La suprématie européenne ne cessera de s’affirmer à partir du 15ème siècle et du passage de l’artisanat à la manufacture puis à l’usine. Il faudra malgré tout quatre siècles pour que cette suprématie s’affirme définitivement par l’affaiblissement de l’Empire Ottoman et la domination sur le Moyen Orient. Nous passons alors à la phase supérieure, quasi définitive d’une mondialisation au niveau suprême du capitalisme.

Le Monde arabe est une fraction de cette zone de transit. Samir Amin remonte, loin dans le temps, pour mettre à jour les strates historiques, profondément enfouies et oubliées, qui permettent de comprendre la naissance des grands blocs historiques, leurs interactions, leurs échanges, leurs influences réciproques.

Le monde arabe dans la longue durée.  – Samir Amin.

Malgré les routes maritimes ouvertes après 1492, la route continentale vers la Chine reste stratégique. Elle passe par tous les pays soumis à une instabilité créée et entretenue en permanence par les puissances impérialistes.

Mais cette unité historique reproduite à partir des données démographiques, économiques, commerciales, politiques et culturelles ne rend pas compte d’une autre réalité. Les mouvements de protestations qui ont a agité le Monde arabe à partir des années 2010/2011 s’expliquent par une autre donnée fondamentale. Samir Amin réexamine la thèse émise par Mao Tsé Toung que les tempêtes post-2ème guerre mondiale se dérouleraient dans le Sud. Alors les événements qui ont secoué le Monde arabe ne peuvent être compris que comme une composante des luttes contre et autour de la mondialisation, entre les puissances elles-mêmes avec la suprématie US que nous connaissons au final et entre ces puissances et les peuples qui refusent cette domination mais n’ont pas toujours en mains les instruments politiques et la conscience/connaissance de la domination d’un centre capitaliste sur une périphérie qu’il intègre pour l’assujettir à son système de domination et qu’il maintient dans cet Etat de domination par des recadrages et des recalibrages permanents. Dans ces luttes les avancées latino-américaines, par exemple, ont certainement accompagné les flux ou les reflux de ces luttes auxquelles la Conférence d’avril 1955 de Bandung va donner pour la première fois le caractère d’une lutte mondiale des Etats du Sud, autonome du camp socialiste mais bénéficiant de son soutien,   contre une domination impérialiste mondiale.

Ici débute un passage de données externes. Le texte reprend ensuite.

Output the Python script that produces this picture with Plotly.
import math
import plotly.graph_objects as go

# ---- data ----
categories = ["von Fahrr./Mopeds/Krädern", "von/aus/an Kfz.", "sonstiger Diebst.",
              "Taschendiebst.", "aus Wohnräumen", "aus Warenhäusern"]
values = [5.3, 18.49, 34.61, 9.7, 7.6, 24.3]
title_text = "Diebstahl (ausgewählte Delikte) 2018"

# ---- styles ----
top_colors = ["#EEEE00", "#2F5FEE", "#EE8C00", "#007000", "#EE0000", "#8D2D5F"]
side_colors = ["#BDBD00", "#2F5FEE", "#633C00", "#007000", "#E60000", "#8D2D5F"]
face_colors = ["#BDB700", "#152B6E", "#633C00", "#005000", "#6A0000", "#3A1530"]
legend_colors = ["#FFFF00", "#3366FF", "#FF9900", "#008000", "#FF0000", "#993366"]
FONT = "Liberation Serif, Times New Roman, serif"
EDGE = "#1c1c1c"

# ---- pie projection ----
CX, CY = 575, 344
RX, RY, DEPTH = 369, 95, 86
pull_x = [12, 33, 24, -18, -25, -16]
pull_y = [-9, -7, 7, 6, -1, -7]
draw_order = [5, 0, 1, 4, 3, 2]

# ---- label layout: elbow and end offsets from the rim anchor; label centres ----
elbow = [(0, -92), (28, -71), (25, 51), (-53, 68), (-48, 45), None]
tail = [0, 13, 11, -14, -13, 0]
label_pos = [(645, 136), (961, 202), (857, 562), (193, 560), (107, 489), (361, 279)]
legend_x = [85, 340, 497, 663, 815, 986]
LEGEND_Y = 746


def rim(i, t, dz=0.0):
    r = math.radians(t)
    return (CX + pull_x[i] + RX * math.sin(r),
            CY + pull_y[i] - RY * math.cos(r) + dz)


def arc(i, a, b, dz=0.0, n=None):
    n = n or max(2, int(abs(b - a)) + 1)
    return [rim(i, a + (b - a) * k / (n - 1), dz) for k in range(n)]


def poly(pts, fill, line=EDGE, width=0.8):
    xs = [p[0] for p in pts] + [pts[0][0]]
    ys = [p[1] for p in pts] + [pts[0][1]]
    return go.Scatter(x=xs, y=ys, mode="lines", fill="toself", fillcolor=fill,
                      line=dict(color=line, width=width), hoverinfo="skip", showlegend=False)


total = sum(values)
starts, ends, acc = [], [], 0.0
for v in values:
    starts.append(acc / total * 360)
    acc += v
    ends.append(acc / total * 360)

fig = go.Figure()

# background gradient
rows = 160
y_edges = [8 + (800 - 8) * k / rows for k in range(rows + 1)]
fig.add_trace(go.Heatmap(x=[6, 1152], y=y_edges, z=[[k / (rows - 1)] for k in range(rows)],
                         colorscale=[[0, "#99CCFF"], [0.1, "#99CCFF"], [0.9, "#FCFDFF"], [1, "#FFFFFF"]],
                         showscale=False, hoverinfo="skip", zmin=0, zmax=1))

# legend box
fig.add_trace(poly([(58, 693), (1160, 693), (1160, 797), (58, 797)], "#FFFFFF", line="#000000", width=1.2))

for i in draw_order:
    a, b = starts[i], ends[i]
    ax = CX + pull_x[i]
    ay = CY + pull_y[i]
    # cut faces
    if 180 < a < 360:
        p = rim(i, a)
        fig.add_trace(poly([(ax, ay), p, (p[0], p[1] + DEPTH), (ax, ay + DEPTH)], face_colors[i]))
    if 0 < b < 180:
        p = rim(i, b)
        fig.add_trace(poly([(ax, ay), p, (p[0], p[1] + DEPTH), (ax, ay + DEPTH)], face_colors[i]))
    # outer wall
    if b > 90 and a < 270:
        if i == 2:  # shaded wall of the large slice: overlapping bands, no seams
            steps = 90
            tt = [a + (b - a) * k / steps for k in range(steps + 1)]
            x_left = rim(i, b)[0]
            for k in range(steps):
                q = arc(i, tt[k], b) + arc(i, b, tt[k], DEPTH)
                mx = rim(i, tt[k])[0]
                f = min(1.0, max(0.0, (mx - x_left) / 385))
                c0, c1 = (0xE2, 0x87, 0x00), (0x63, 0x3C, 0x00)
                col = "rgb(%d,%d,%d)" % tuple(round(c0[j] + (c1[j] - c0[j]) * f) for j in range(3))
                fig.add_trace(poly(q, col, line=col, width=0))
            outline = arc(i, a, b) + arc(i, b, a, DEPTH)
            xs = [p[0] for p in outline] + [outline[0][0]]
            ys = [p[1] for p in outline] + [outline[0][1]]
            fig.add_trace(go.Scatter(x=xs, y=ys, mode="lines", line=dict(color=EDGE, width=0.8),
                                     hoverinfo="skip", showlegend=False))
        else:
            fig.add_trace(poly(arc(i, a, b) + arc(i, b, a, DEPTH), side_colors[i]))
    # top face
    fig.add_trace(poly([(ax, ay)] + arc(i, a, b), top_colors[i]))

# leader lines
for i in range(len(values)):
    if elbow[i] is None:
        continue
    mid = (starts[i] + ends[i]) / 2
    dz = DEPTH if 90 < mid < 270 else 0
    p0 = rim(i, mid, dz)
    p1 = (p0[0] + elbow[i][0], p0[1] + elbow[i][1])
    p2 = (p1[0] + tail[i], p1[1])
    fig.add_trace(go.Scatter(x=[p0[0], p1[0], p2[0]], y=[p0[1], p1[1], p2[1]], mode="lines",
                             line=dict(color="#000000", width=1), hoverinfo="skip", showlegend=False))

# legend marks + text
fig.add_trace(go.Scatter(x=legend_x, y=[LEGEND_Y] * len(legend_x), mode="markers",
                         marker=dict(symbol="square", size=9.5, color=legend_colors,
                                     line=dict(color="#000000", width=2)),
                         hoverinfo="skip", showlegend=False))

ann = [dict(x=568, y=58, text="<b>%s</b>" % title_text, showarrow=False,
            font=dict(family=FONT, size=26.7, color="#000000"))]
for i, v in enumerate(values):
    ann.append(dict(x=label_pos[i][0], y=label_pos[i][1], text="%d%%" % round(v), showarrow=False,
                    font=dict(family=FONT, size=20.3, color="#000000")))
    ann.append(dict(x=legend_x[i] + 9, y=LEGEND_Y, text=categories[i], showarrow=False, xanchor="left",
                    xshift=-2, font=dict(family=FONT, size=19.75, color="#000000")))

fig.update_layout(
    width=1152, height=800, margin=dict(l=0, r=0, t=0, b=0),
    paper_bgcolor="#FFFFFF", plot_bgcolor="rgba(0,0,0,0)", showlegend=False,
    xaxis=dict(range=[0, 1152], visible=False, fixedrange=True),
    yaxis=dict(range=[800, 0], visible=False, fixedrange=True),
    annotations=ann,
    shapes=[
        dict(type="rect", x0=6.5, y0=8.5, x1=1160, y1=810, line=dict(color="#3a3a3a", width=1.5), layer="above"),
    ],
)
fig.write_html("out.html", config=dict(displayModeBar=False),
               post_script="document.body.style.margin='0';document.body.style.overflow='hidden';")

Samir Amin rappelle combien de luttes victorieuses des peuples ont été récupérées par le système capitaliste à travers ses instruments financiers, économiques, commerciaux, politiques, idéologiques et de subversion par la création de mouvement politiques et religieux engagés  à fourvoyer les peuples dans les voies du passéisme. Le mouvement des Frères Musulmans et le salafistes, c’est-à-dire l’Islam politique, en sont la meilleure illustration.

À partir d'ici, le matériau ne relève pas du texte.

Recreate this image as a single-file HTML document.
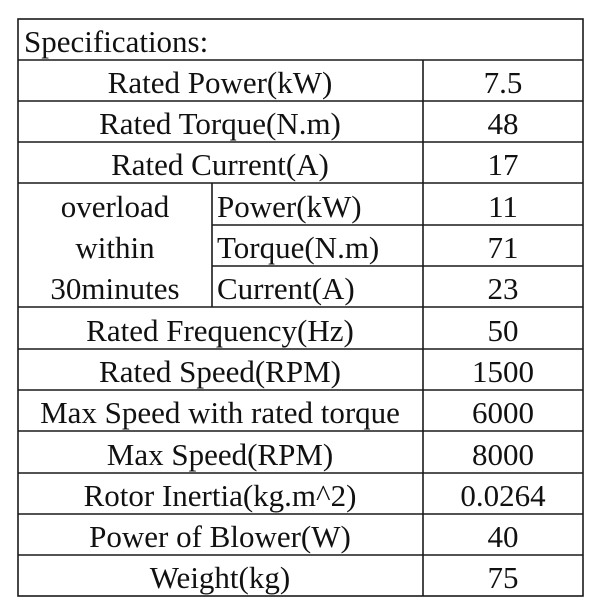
<!DOCTYPE html>
<html><head><style>
html,body{margin:0;padding:0;background:#fff;}
svg text{font-family:"Liberation Serif",serif;font-size:31px;fill:#111;}
</style></head><body>
<svg width="600" height="600" xmlns="http://www.w3.org/2000/svg">
<g stroke="#1a1a1a" stroke-width="1.6" fill="none">
<rect x="18" y="19" width="565" height="577"/>
<line x1="18" y1="60" x2="583" y2="60"/>
<line x1="18" y1="101" x2="583" y2="101"/>
<line x1="18" y1="142" x2="583" y2="142"/>
<line x1="18" y1="183" x2="583" y2="183"/>
<line x1="212" y1="225" x2="583" y2="225"/>
<line x1="212" y1="266" x2="583" y2="266"/>
<line x1="18" y1="307" x2="583" y2="307"/>
<line x1="18" y1="349" x2="583" y2="349"/>
<line x1="18" y1="390" x2="583" y2="390"/>
<line x1="18" y1="431" x2="583" y2="431"/>
<line x1="18" y1="473" x2="583" y2="473"/>
<line x1="18" y1="514" x2="583" y2="514"/>
<line x1="18" y1="555" x2="583" y2="555"/>
<line x1="423" y1="60" x2="423" y2="596"/>
<line x1="212" y1="183" x2="212" y2="307"/>
</g>
<text x="24" y="52">Specifications:</text>
<g text-anchor="middle">
<text x="220" y="93">Rated Power(kW)</text><text x="503" y="93">7.5</text>
<text x="220" y="134">Rated Torque(N.m)</text><text x="503" y="134">48</text>
<text x="220" y="175">Rated Current(A)</text><text x="503" y="175">17</text>
<text x="115" y="217">overload</text><text x="503" y="217">11</text>
<text x="115" y="258">within</text><text x="503" y="258">71</text>
<text x="115" y="299">30minutes</text><text x="503" y="299">23</text>
<text x="220" y="341">Rated Frequency(Hz)</text><text x="503" y="341">50</text>
<text x="220" y="382">Rated Speed(RPM)</text><text x="503" y="382">1500</text>
<text x="220" y="423">Max Speed with rated torque</text><text x="503" y="423">6000</text>
<text x="220" y="465">Max Speed(RPM)</text><text x="503" y="465">8000</text>
<text x="220" y="506">Rotor Inertia(kg.m^2)</text><text x="503" y="506">0.0264</text>
<text x="220" y="547">Power of Blower(W)</text><text x="503" y="547">40</text>
<text x="220" y="588">Weight(kg)</text><text x="503" y="588">75</text>
</g>
<text x="217" y="217">Power(kW)</text>
<text x="217" y="258">Torque(N.m)</text>
<text x="217" y="299">Current(A)</text>
</svg>
</body></html>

Samir Amin investit dans ce livre la recherche du temps long qui a façonné ce Monde arabe, en fait une partie d’un ensemble plus grand, qui a participé à une première mondialisation. Mais il y investit aussi l’examen minutieux des derniers développements de la confrontation entre les peuples arabes et les puissances impérialistes qui les haïssent en tant qu’arabes et musulmans d’autant plus fort qu’ils se trouvent sur cette plaque qui inclut une partie de l’Eurasie.

Naturellement le cas de l’Egypte prend une place importante et méritée. L’analyse est passionnante de la récupération par les Frères musulmans puis par le régime policier autoritaire de Sissi de l’extraordinaire mobilisation populaire égyptienne, jusqu’à 15 millions de manifestants à certains moments, voire plus selon certaines sources, un bilan qui recense mille morts. Comment cela a-t-il pu arriver et pourquoi ? Voilà ce que le lecteur peut découvrir, une histoire immédiate passé au microscope du « temps long » et la satisfaction d’avoir partagé un grand moment d’intelligence historique.

M.B

Le monde arabe dans la longue durée.  Samir Amin. 2011  Le Temps des Cerises Editeurs - 2011 Editions APIC Alger – 255 pages.